As any experienced blogger can tell you, predicting what posts become popular is a crapshoot.
On the one hand, there are those heavily-researched pieces that take days to write that make a resounding thud after you hit the publish button. Then there are those afterthought posts you whip out in 30 minutes that become viral sensations.
I imagine being a software developer is similar. Sometimes you work on an app for months only to hear the crickets chirping after you ship, and then you create something in a day or two and find yourself with a hit on your hands.
The latter seems to be what happened recently with Samsung’s Whisk team with Cook Magic, a text-messaging based recipe app that allows you to simply text your list of ingredients and it responds with a link to a recipe. Last week the new app (or, more correctly, bot) went on Product Hunt, the popular tech and software discovery community, and it instantly became the second most upvoted new product of the day.
I asked Nick Holzherr, the CEO of Whisk (a company acquired by Samsung in early 2019), the story behind Cook Magic, and he told me the app was “was intended as a fun test only and built in something like 24 hours.” The Whisk team, Holzherr explained, was also looking to demonstrate how to use the Whisk API to “build an app that helps people during COVID.”
The COVID-cooking angle makes sense. Like most people, I’m cooking lots more during quarantine and find myself searching for new recipes almost daily. Often my searches involve looking for a recipe that has ingredients I have on hand, but that’s not always as easy as it looks.
I gave Cook Magic a test ride by texting it a random a list of ingredients. Despite my best efforts to stump it, the API-powered text bot gamely responded each time with a link to a recipe with the ingredients I entered.

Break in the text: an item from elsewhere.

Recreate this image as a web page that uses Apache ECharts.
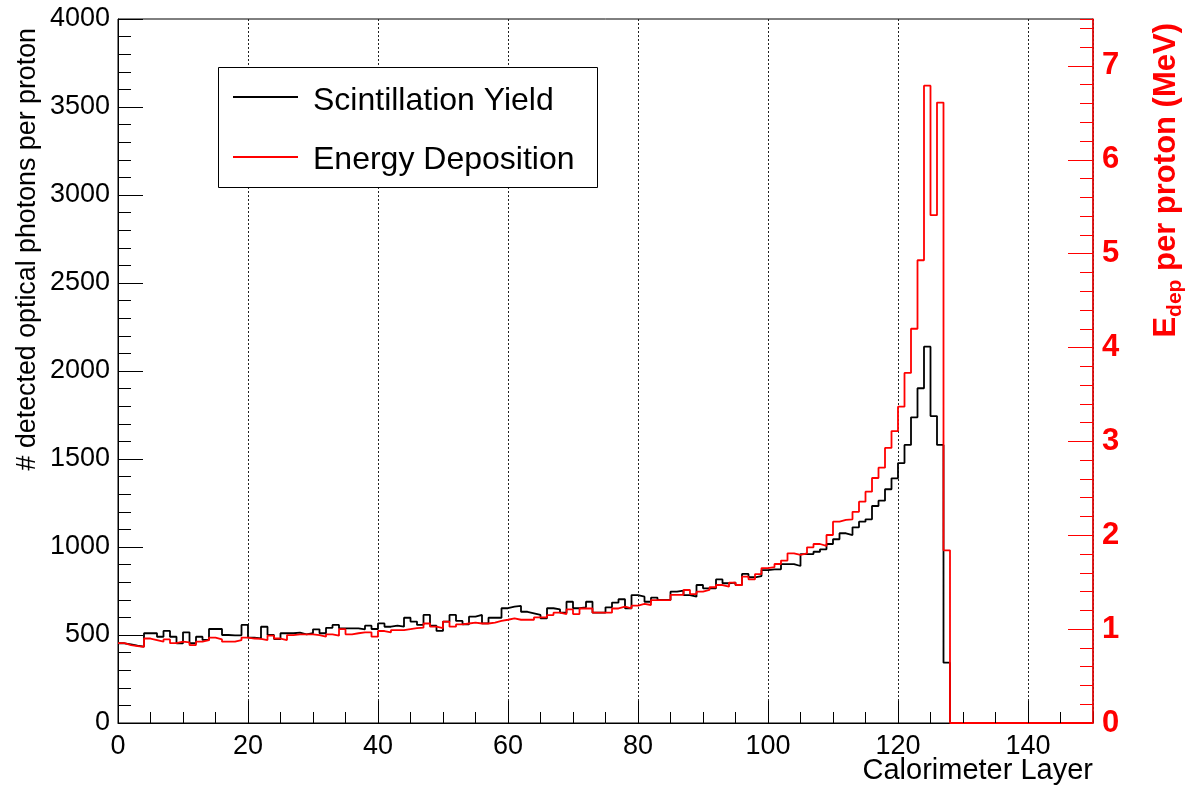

Like many things, Cook Magic’s success seems somewhat obvious in retrospect. The idea of a text-based bot that spits back recipe suggestions based on what you have in the fridge is extremely useful, especially in this pandemic-driven moment. It’s also drop-dead simple and doesn’t require me to download an app, something that’s almost always a dealbreaker nowadays.
While bot-driven recipe recommendations are definitely interesting, the idea of culinary help by text message isn’t entirely new. Equal Parts started offering cooking help by text bundled with its cookware last year, but unlike the Cook Magic, the texts are typed by a real person with cooking experience. Before that, ChefSteps experimented with Facebook Messenger bot to help you cook with your sous vide.
If you’d like to try out Cook Magic, just text your list of ingredients to the phone number 415-634-2399, wait about 30 seconds, and then head to the kitchen and start cooking.